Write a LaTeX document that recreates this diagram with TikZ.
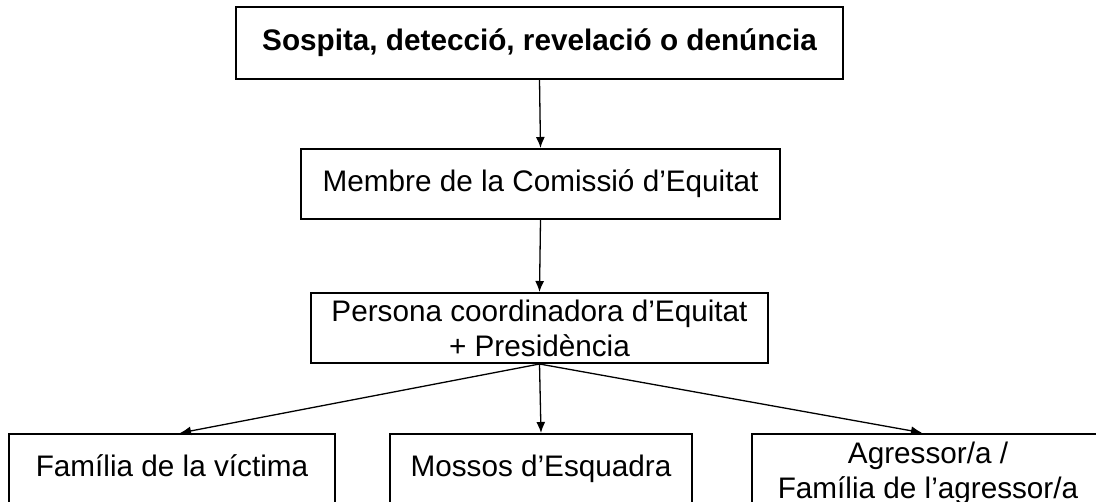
\documentclass[tikz,border=0pt]{standalone}
\usepackage{fontspec}
\setmainfont{Liberation Sans}
\usepackage{tikz}
\usetikzlibrary{positioning, calc, arrows.meta}
\tikzstyle{Arrow} = [
    line width = 0.65pt,
    -{Latex[length=5.5pt, width=4.5pt]}
]

\begin{document}
\begin{tikzpicture}[
x = 0.5pt, y = -0.5pt,
box/.style={
    draw,
    line width = 1pt,
    inner sep = 0pt,
    align = center,
    minimum height = 35pt,
    font = \fontsize{14.85}{17.5}\selectfont
    },
oneline/.style={
    text height = 10.7pt,
    text depth = 3.1pt
    }
]
\useasboundingbox (0,0) rectangle (1096,502);
\clip (0,0) rectangle (1096,502);

\node [box, oneline, minimum width = 303.5pt, minimum height = 36pt, font = \fontsize{14.85}{17.5}\selectfont\bfseries] (1) at (539.5,43) {Sospita, detecció, revelació o denúncia};
\node [box, oneline, minimum width = 239.5pt] (2) at (540.5,184) {Membre de la Comissió d’Equitat};
\node [box, minimum width = 228.5pt] (3) at (539.5,328) {Persona coordinadora d’Equitat\\+ Presidència};

\node [box, oneline, minimum width = 163pt] (4) at (172,469) {Família de la víctima};
\node [box, oneline, minimum width = 151pt] (5) at (541,469) {Mossos d’Esquadra};
\node [box, minimum width = 176pt] (6) at (928,469) {\rule{0pt}{14.7pt}Agressor/a /\\Família de l’agressor/a};

\draw[Arrow] (1.south) -- (2.north);
\draw[Arrow] (2.south) -- (3.north);

\draw[Arrow] (3.south) -- ($(4.north)+(8,0)$);
\draw[Arrow] (3.south) -- (5.north);
\draw[Arrow] (3.south) -- ($(6.north)+(-6,0)$);

\end{tikzpicture}
\end{document}
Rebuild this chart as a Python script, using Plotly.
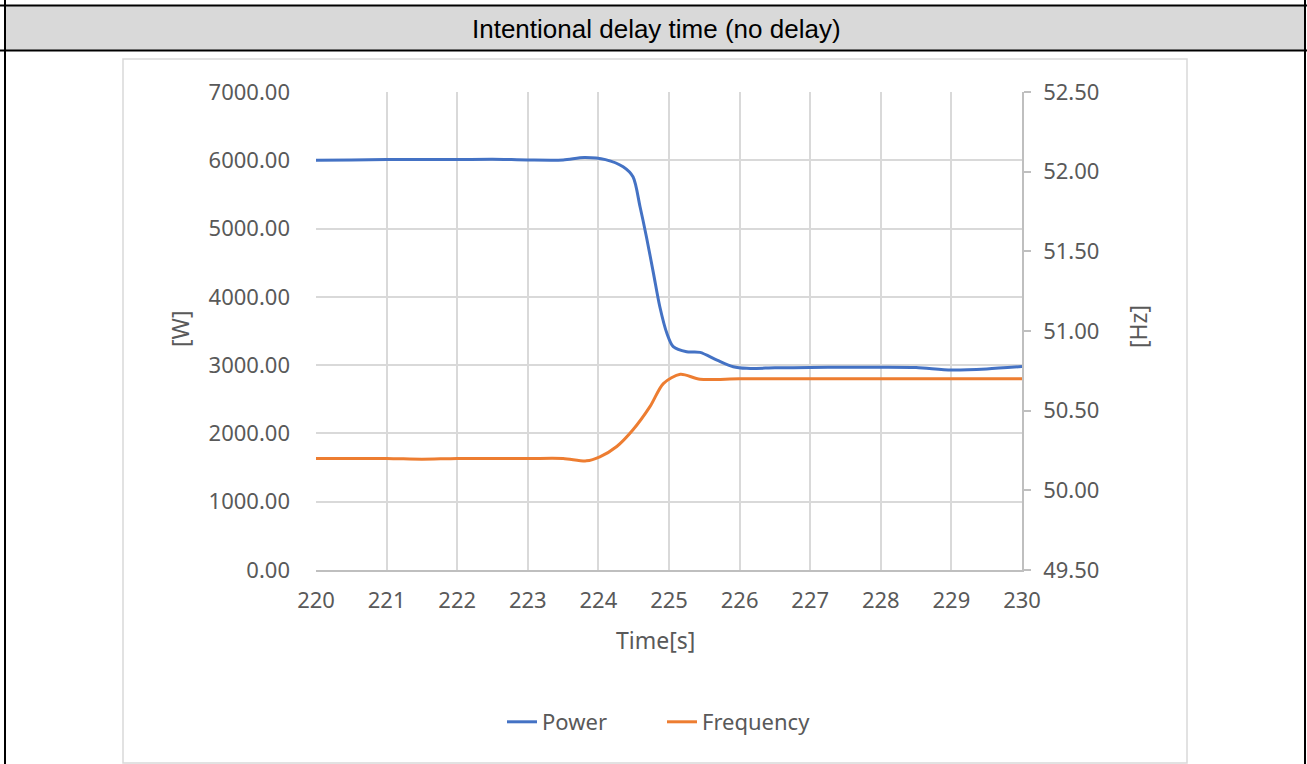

» Problem to solve:
Filter the entries and copy out every line with the word "this".

» Exercise answer:
Write a LaTeX document that recreates this diagram with TikZ.
Rebuild this chart as a Python script, using Plotly.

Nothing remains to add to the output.